I think that’s when we often do or say things that are destructive or harmful to ourselves or others. And it’s not because we are bad or defective. It’s because we have “a wounded vision” (James Hollis, Swamplands of the Soul, 25). We make “choices whose consequences cannot be foreseen” (Ibid.) We make choices based on the husks surrounding, containing, even imprisoning our life, rather than making choices based on the kernel that is our life. 

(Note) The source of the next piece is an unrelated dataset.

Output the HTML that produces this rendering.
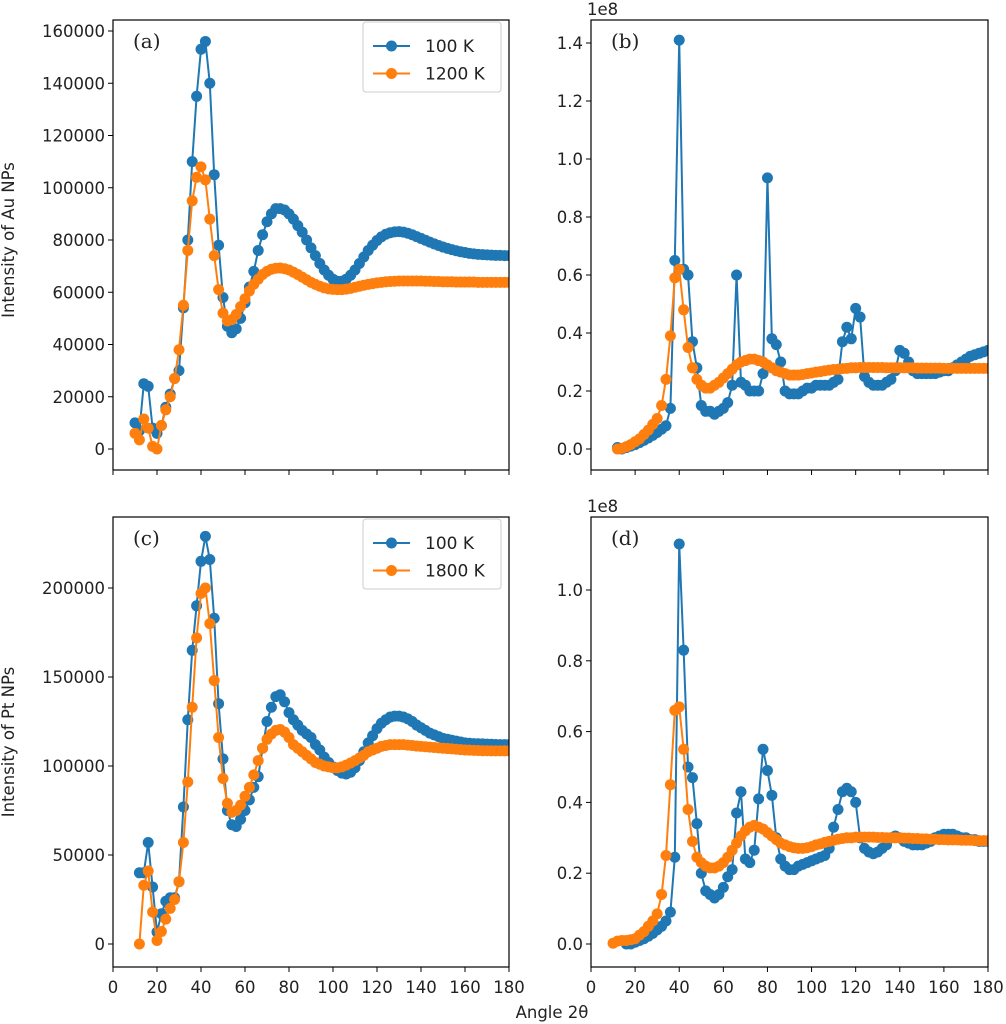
<!DOCTYPE html>
<html><head><meta charset="utf-8"><style>
body{margin:0;background:#fff}
svg{display:block}
text{font-family:"DejaVu Sans","Liberation Sans",sans-serif;fill:#222}
</style></head><body>
<svg id="fig" width="1006" height="1024" viewBox="0 0 1006 1024" xmlns="http://www.w3.org/2000/svg"></svg>
<script>
const angles=[10,12,14,16,18,20,22,24,26,28,30,32,34,36,38,40,42,44,46,48,50,52,54,56,58,60,62,64,66,68,70,72,74,76,78,80,82,84,86,88,90,92,94,96,98,100,102,104,106,108,110,112,114,116,118,120,122,124,126,128,130,132,134,136,138,140,142,144,146,148,150,152,154,156,158,160,162,164,166,168,170,172,174,176,178,180];
const auBlue=[10000,7000,25000,24000,8000,6000,9000,16000,21000,27000,30000,54000,80000,110000,135000,153000,156000,140000,105000,78000,58000,47000,44500,46000,50000,56000,62000,68000,76000,82000,87000,90000,92000,92000,91500,90000,88000,85500,83000,80000,77000,74000,71000,68500,66500,65000,64200,64200,65000,66500,68500,71000,73500,76000,78000,79800,81200,82200,82800,83100,83200,83000,82600,82000,81300,80600,79900,79200,78500,77900,77300,76800,76300,75900,75500,75200,74900,74700,74500,74400,74300,74200,74100,74100,74000,74000];
const auOrange=[6000,3500,11500,8000,1000,0,9000,15000,20000,27000,38000,55000,76000,95000,104000,108000,103000,88000,74000,61000,52000,49000,49500,51500,54500,57500,60500,63000,65000,66800,68000,68800,69200,69300,69000,68500,67700,66800,65800,64800,63800,63000,62300,61700,61300,61100,61000,61000,61200,61500,61900,62300,62700,63000,63300,63600,63800,64000,64100,64200,64300,64300,64300,64300,64300,64300,64200,64200,64100,64100,64000,64000,64000,63900,63900,63900,63900,63900,63800,63800,63800,63800,63800,63800,63800,63800];
const auBlueE8=[null,0.005,0.0,0.005,0.01,0.015,0.022,0.03,0.038,0.047,0.057,0.068,0.08,0.14,0.65,1.41,0.62,0.60,0.37,0.28,0.15,0.13,0.13,0.12,0.13,0.14,0.16,0.22,0.60,0.23,0.22,0.2,0.2,0.2,0.26,0.935,0.38,0.36,0.3,0.2,0.19,0.19,0.19,0.2,0.21,0.21,0.22,0.22,0.22,0.22,0.23,0.24,0.37,0.42,0.38,0.485,0.455,0.25,0.23,0.22,0.22,0.22,0.23,0.24,0.27,0.34,0.33,0.30,0.27,0.26,0.26,0.26,0.26,0.26,0.265,0.27,0.27,0.28,0.29,0.30,0.31,0.32,0.325,0.33,0.335,0.34];
const auOrangeE8=[null,0.0,0.002,0.008,0.015,0.025,0.035,0.05,0.065,0.085,0.105,0.15,0.24,0.39,0.59,0.62,0.48,0.35,0.28,0.24,0.22,0.21,0.21,0.22,0.23,0.245,0.26,0.275,0.29,0.30,0.305,0.31,0.31,0.305,0.30,0.29,0.28,0.27,0.265,0.26,0.255,0.255,0.255,0.257,0.26,0.262,0.265,0.267,0.27,0.272,0.274,0.275,0.277,0.278,0.28,0.28,0.281,0.281,0.281,0.281,0.281,0.281,0.28,0.28,0.28,0.28,0.28,0.28,0.28,0.279,0.279,0.279,0.279,0.279,0.279,0.278,0.278,0.278,0.278,0.278,0.278,0.278,0.278,0.278,0.278,0.278];
const ptBlue=[null,40000,40000,57000,32000,6700,17000,24000,26000,26000,35000,77000,126000,165000,190000,215000,229000,216000,183000,135000,104000,75000,67000,66000,70000,75000,81000,88000,94000,110000,125000,133000,139000,140000,136000,130000,126000,123000,120000,118000,116000,112000,109000,105000,102000,99500,97500,96000,95500,96500,99000,103000,108000,113000,117000,121000,124000,126000,127500,128000,128000,127500,126500,125000,123000,121500,120000,118500,117500,116500,115500,115000,114500,114000,113500,113000,112800,112600,112500,112400,112300,112200,112100,112000,112000,112000];
const ptOrange=[null,0,33000,41000,18000,2000,7000,14000,20000,25000,35000,57000,91000,133000,172000,197000,200000,180000,148000,116000,93000,79000,74000,75000,78000,83000,88000,95000,103000,110000,115000,118000,120000,120500,119000,116000,112000,110000,108000,106000,104000,102000,101000,100000,99500,99000,99000,99500,100500,101700,103000,104500,106000,108000,109000,110000,111000,111500,112000,112000,112000,112000,111700,111500,111200,111000,110800,110600,110400,110200,110000,109800,109600,109400,109200,109000,108900,108800,108700,108600,108600,108500,108500,108500,108500,108500];
const ptBlueE8=[null,null,null,0.0,0.0,0.005,0.01,0.015,0.022,0.03,0.04,0.05,0.065,0.09,0.245,1.13,0.83,0.50,0.47,0.34,0.2,0.15,0.14,0.13,0.14,0.16,0.19,0.21,0.37,0.43,0.24,0.23,0.265,0.41,0.55,0.49,0.42,0.30,0.24,0.22,0.21,0.21,0.22,0.225,0.23,0.235,0.24,0.245,0.25,0.27,0.33,0.38,0.43,0.44,0.43,0.40,0.30,0.27,0.26,0.255,0.26,0.27,0.28,0.30,0.305,0.30,0.29,0.285,0.28,0.28,0.28,0.285,0.29,0.30,0.305,0.31,0.31,0.31,0.305,0.30,0.30,0.295,0.295,0.29,0.29,0.29];
const ptOrangeE8=[0.002,0.008,0.01,0.01,0.012,0.015,0.025,0.035,0.05,0.065,0.085,0.14,0.25,0.45,0.66,0.67,0.55,0.38,0.29,0.245,0.23,0.22,0.215,0.215,0.22,0.23,0.245,0.265,0.285,0.305,0.32,0.33,0.335,0.33,0.325,0.315,0.305,0.295,0.285,0.28,0.275,0.272,0.27,0.27,0.272,0.275,0.28,0.283,0.287,0.29,0.293,0.296,0.298,0.30,0.30,0.302,0.302,0.302,0.302,0.302,0.301,0.301,0.3,0.3,0.3,0.3,0.299,0.299,0.298,0.298,0.297,0.297,0.296,0.296,0.295,0.295,0.294,0.294,0.294,0.293,0.293,0.293,0.292,0.292,0.292,0.292];
const xTicks=[0,20,40,60,80,100,120,140,160,180];
const ticksA=[0,20000,40000,60000,80000,100000,120000,140000,160000];
const ticksB=[0.0,0.2,0.4,0.6,0.8,1.0,1.2,1.4];
const ticksC=[0,50000,100000,150000,200000];
const ticksD=[0.0,0.2,0.4,0.6,0.8,1.0];

const NS="http://www.w3.org/2000/svg";
const svg=document.getElementById('fig');
function mk(tag,attrs,parent){const e=document.createElementNS(NS,tag);for(const k in attrs)e.setAttribute(k,attrs[k]);(parent||svg).appendChild(e);return e;}
const BLUE="#1f77b4",ORANGE="#ff7f0e";
const FS=16.5;

function panel(id,box,y0px,ytopVal,ytopPx,yticks,fmt,series,label,showX,legend,offset){
  const g=mk('g',{});
  
  
  const xs=v=>box.x0+(v/180)*(box.x1-box.x0);
  const ys=v=>y0px-(v/ytopVal)*(y0px-ytopPx);
  const cp=mk('clipPath',{id:'clip'+id},g);
  mk('rect',{x:box.x0,y:box.y0,width:box.x1-box.x0,height:box.y1-box.y0},cp);
  const plot=mk('g',{'clip-path':'url(#clip'+id+')'},g);
  series.forEach(s=>{
    const sg=mk('g',{},plot);
    
    
    let d='';
    s.vals.forEach((v,i)=>{if(v===null)return;d+=(d?'L':'M')+xs(angles[i]).toFixed(2)+' '+ys(v).toFixed(2);});
    const ln=mk('path',{d:d,fill:'none',stroke:s.color,'stroke-width':2},sg);
    
    
    s.vals.forEach((v,i)=>{if(v===null)return;
      const c=mk('circle',{cx:xs(angles[i]).toFixed(2),cy:ys(v).toFixed(2),r:5.5,fill:s.color},sg);
      
      
    });
  });
  const fr=mk('rect',{x:box.x0,y:box.y0,width:box.x1-box.x0,height:box.y1-box.y0,fill:'none',stroke:'#000','stroke-width':1.2},g);
  
  
  xTicks.forEach(t=>{
    mk('line',{x1:xs(t),x2:xs(t),y1:box.y1,y2:box.y1+5,stroke:'#000','stroke-width':1},g);
    if(showX){const tx=mk('text',{x:xs(t),y:box.y1+26,'text-anchor':'middle','font-size':FS},g);tx.textContent=t;
      
      }
  });
  yticks.forEach(t=>{
    mk('line',{x1:box.x0-5,x2:box.x0,y1:ys(t),y2:ys(t),stroke:'#000','stroke-width':1},g);
    const tx=mk('text',{x:box.x0-8,y:ys(t)+6,'text-anchor':'end','font-size':FS},g);tx.textContent=fmt(t);
    
    
  });
  const lb=mk('text',{x:box.x0+20,y:box.y0+28,'font-size':20,style:'font-family:"DejaVu Serif","Liberation Serif",serif'},g);
  lb.textContent=label;
  
  
  if(legend){
    const lg=mk('g',{},g);
    
    
    mk('rect',{x:363,y:offset+22,width:138,height:70,rx:3,fill:'#fff','fill-opacity':0.8,stroke:'#ccc'},lg);
    legend.forEach((L,i)=>{
      const yy=offset+46+i*27.5;
      const e=mk('g',{},lg);
      
      
      mk('line',{x1:373,x2:410,y1:yy,y2:yy,stroke:L.color,'stroke-width':2},e);
      mk('circle',{cx:391.5,cy:yy,r:5.5,fill:L.color},e);
      const t=mk('text',{x:425,y:yy+6,'font-size':FS+0.5},e);t.textContent=L.text;
    });
  }
  if(fmt===f2){const t=mk('text',{x:box.x0-4,y:box.y0-5,'font-size':FS},g);t.textContent='1e8';
    
    }
}
const f0=v=>String(v);
const f2=v=>v.toFixed(1);
panel('a',{x0:113,x1:509,y0:20,y1:470},449,160000,31,ticksA,f0,
  [{name:'au-100k',vals:auBlue,color:BLUE},{name:'au-1200k',vals:auOrange,color:ORANGE}],'(a)',false,
  [{text:'100 K',color:BLUE},{text:'1200 K',color:ORANGE}],0);
panel('b',{x0:591,x1:988,y0:20,y1:470},449,1.4,43,ticksB,f2,
  [{name:'au-100k-e8',vals:auBlueE8,color:BLUE},{name:'au-1200k-e8',vals:auOrangeE8,color:ORANGE}],'(b)',false,null,0);
panel('c',{x0:113,x1:509,y0:517,y1:967},944,200000,588,ticksC,f0,
  [{name:'pt-100k',vals:ptBlue,color:BLUE},{name:'pt-1800k',vals:ptOrange,color:ORANGE}],'(c)',true,
  [{text:'100 K',color:BLUE},{text:'1800 K',color:ORANGE}],497);
panel('d',{x0:591,x1:988,y0:517,y1:967},944,1.0,590,ticksD,f2,
  [{name:'pt-100k-e8',vals:ptBlueE8,color:BLUE},{name:'pt-1800k-e8',vals:ptOrangeE8,color:ORANGE}],'(d)',true,null,497);

let t=mk('text',{x:0,y:0,'font-size':FS,'text-anchor':'middle',transform:'translate(14,240) rotate(-90)'});
t.textContent='Intensity of Au NPs';


t=mk('text',{x:0,y:0,'font-size':FS,'text-anchor':'middle',transform:'translate(14,742) rotate(-90)'});
t.textContent='Intensity of Pt NPs';


t=mk('text',{x:552,y:1018,'font-size':FS,'text-anchor':'middle'});
t.textContent='Angle 2θ';


</script>
</body></html>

That wounded vision is neither an excuse nor a justification for those choices. It’s a call to wake up and pay attention to what is happening around us and what is going on within us. It’s a reason to be even more diligent and intentional about the choices we make and why we make them. And it’s the ongoing insistence that we take responsibility for ourselves and our life. 

So I want us to consider a different kind of Lent this year. 

  • First, I don’t want us to obsess about lamenting, bewailing, or bemoaning our wretchedness, sinfulness, or whatever it is we think somehow makes us bad, defective, or not enough. Lent has never been about going to those places, it’s always been about growing up and leaving those places.

    What if we let today, Ash Wednesday, be the “appointment with our soul” (Hollis, Living An Examined Life, 43) when we start to pull back the husks on our life and see what’s really there?

    You might know exactly what the husks are in your life today but if you’re not sure, look at the places in your life that always ache and hurt, the parts of yourself that you avoid or run from, the things that continue to haunt and disturb you, the ways in which you are stuck, the patterns you repeat over and over. There’s a husk there and chances are you are serving, resisting, or trying to fix it. 
  • Second, I don’t want us to spend the next forty days on a program of self-improvement as if we are nothing more than the sum of what we have done or what has happened to us.

    What if we let Lent be forty days of courageously and persistently facing and dealing with what’s there when we pull back the husks? It might mean facing and dealing with embarrassment, shame, or guilt; self-doubt, disappointment, or unmet expectations; grief, loss, or betrayal; a need for recognition, praise, or perfection; despair, anger, obsession, or addictions.

    Regardless of what you find when you pull back the husk, you’ll probably come face to face with what you most fear. There is no way around the fear, there is only the way through it. And on the other side of our fear lies our larger life, more of ourselves, and possibilities we never imagined.
  • Finally, in just a few moments when we hear and remember that we are dust and to dust we shall return I don’t want that to be only a reminder of our mortality. We already know we’re going to die. What remains to be seen is whether we will live before we die, whether we will claim our personal authority and take responsibility for our lives, and whether we will give ourselves permission to become ourselves. That’s what today’s gospel calls “treasures in heaven,” the treasures that neither moth nor rust consume and which thieves cannot steal.

    What if we let the ashes with which we are marked today be less about our ending and more about a new beginning, less about where we’ve been and more about where we are going, and less about who we’ve been and more about who we are becoming?

Remember this, “remember that you are dust and dust to you shall return,” and then answer me this: What’s the first husk you want to pull back?

5 comments

  1. Father Mike, this is one of the most impactful Ash Wednesday sermons I have ever read/heard. Thank you for the invitation to examine and admit and for reminding me of the grace that will accompany me in the process.
    Wishing you a revealing Lenten season.